What is Dead Letter Queue?

Turkish: Dead Letter Queue

A dead letter queue separates messages that cannot be processed so teams can inspect errors, retry safely, and avoid data loss.

What is a Dead Letter Queue?

A dead letter queue (DLQ) is a separate queue where messages are moved after they fail processing beyond a defined retry limit. It keeps problematic messages from blocking the main flow while still preserving them for investigation.

For example, if an order message is missing a required customerId, the consumer service may fail. Retrying that same message forever can clog the queue. A DLQ isolates it so the team can inspect the error and, if appropriate, fix and replay the message.

How Does It Work?

Message-processing systems usually define retry count, backoff timing, error types, and the DLQ destination. Each failure triggers the retry policy; when the limit is reached, the message is routed to the dead letter queue.
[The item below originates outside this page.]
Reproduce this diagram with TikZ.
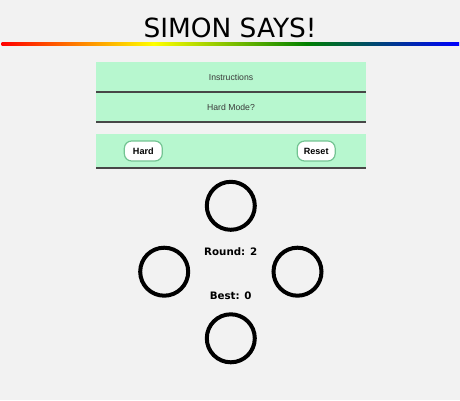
\documentclass[tikz,border=0pt]{standalone}
\usepackage{fontspec}
\setmainfont{Liberation Sans}
\newfontfamily\vfont{DejaVu Sans}
\definecolor{pagegray}{HTML}{F2F2F2}
\definecolor{panelgreen}{HTML}{B7F7CF}
\definecolor{rulegray}{HTML}{474747}
\definecolor{btnedge}{HTML}{74C493}
\definecolor{webgreen}{HTML}{008000}
\definecolor{labelgray}{HTML}{3A3A3A}
\tikzset{every picture/.style={line width=0.75pt}}
\tikzset{
  panel/.style={fill=panelgreen, draw=none},
  panelrule/.style={draw=rulegray, line width=1.5pt},
  btn/.style={draw=btnedge, fill=white, rounded corners=5.5pt, line width=0.9pt,
    minimum width=28.5pt, minimum height=15pt, inner sep=0pt,
    font=\fontsize{6.8pt}{7pt}\selectfont\bfseries},
  ring/.style={draw=black, line width=3pt},
  score/.style={inner sep=0.75pt, anchor=base, font=\vfont\fontsize{7.7pt}{9pt}\selectfont\bfseries}
}

\begin{document}
\begin{tikzpicture}[x=0.75pt,y=0.75pt,yscale=-1,xscale=1]
%set diagram left start at 0, and has height of 400
\fill[pagegray] (0,0) rectangle (460,400);
\useasboundingbox (0,0) rectangle (460,400);

% Text Node
\draw (230,37) node [anchor=base][inner sep=0.75pt]  [font=\vfont\fontsize{19.8pt}{21pt}\selectfont]  (title) {SIMON SAYS!};
%Rainbow rule
\shade[left color=red, right color=yellow] (1.5,42.4) rectangle (154,45.6);
\shade[left color=yellow, right color=webgreen] (153.5,42.4) rectangle (307,45.6);
\shade[left color=webgreen, right color=blue] (306.5,42.4) rectangle (459,45.6);

%Shape: Rectangle
\draw [panel] (96,62) rectangle (366,92) ;
%Straight Lines
\draw [panelrule] (96,92) -- (366,92) ;
%Shape: Rectangle
\draw [panel] (96,93) rectangle (366,122) ;
%Straight Lines
\draw [panelrule] (96,122) -- (366,122) ;
%Shape: Rectangle
\draw [panel] (96,134) rectangle (366,167.5) ;
%Straight Lines
\draw [panelrule] (96,167.5) -- (366,167.5) ;

% Text Node
\draw (231,80.3) node [anchor=base][inner sep=0.75pt]  [font=\fontsize{6.5pt}{7pt}\selectfont, text=labelgray]  (instr) {Instructions};
% Text Node
\draw (231,110.7) node [anchor=base][inner sep=0.75pt]  [font=\fontsize{6.5pt}{7pt}\selectfont, text=labelgray]  (mode) {Hard Mode?};
% Buttons
\draw (143.3,151) node [btn]  (hard) {Hard};
\draw (316.2,151) node [btn]  (reset) {Reset};

%Shape: Circle
\draw [ring] (230.8,205.8) circle (24) ;
%Shape: Circle
\draw [ring] (164.2,271.7) circle (24) ;
%Shape: Circle
\draw [ring] (297.5,271.7) circle (24) ;
%Shape: Circle
\draw [ring] (230.8,338.3) circle (24) ;

% Text Node
\draw (230.7,255.8) node [score]  (round) {Round: 2};
% Text Node
\draw (230.7,299.8) node [score]  (best) {Best: 0};

\end{tikzpicture}
\end{document}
A good DLQ setup includes:

  • Metadata such as failure reason, retry count, and timestamp
  • Alerts and monitoring rules
  • A procedure to fix and replay messages
  • Protection against poison messages entering an infinite loop
  • Retention rules for payloads containing personal or sensitive data

Business Use

DLQs reduce data-loss risk in payment, invoicing, notification, inventory update, and integration workflows. In systems built on a message queue, making failures visible is better than silently dropping or endlessly retrying them.

Kafka, RabbitMQ, AWS SQS, and similar systems implement DLQ patterns in different ways. The value comes not from creating the queue alone, but from having a clear process for reviewing and safely reprocessing failed messages.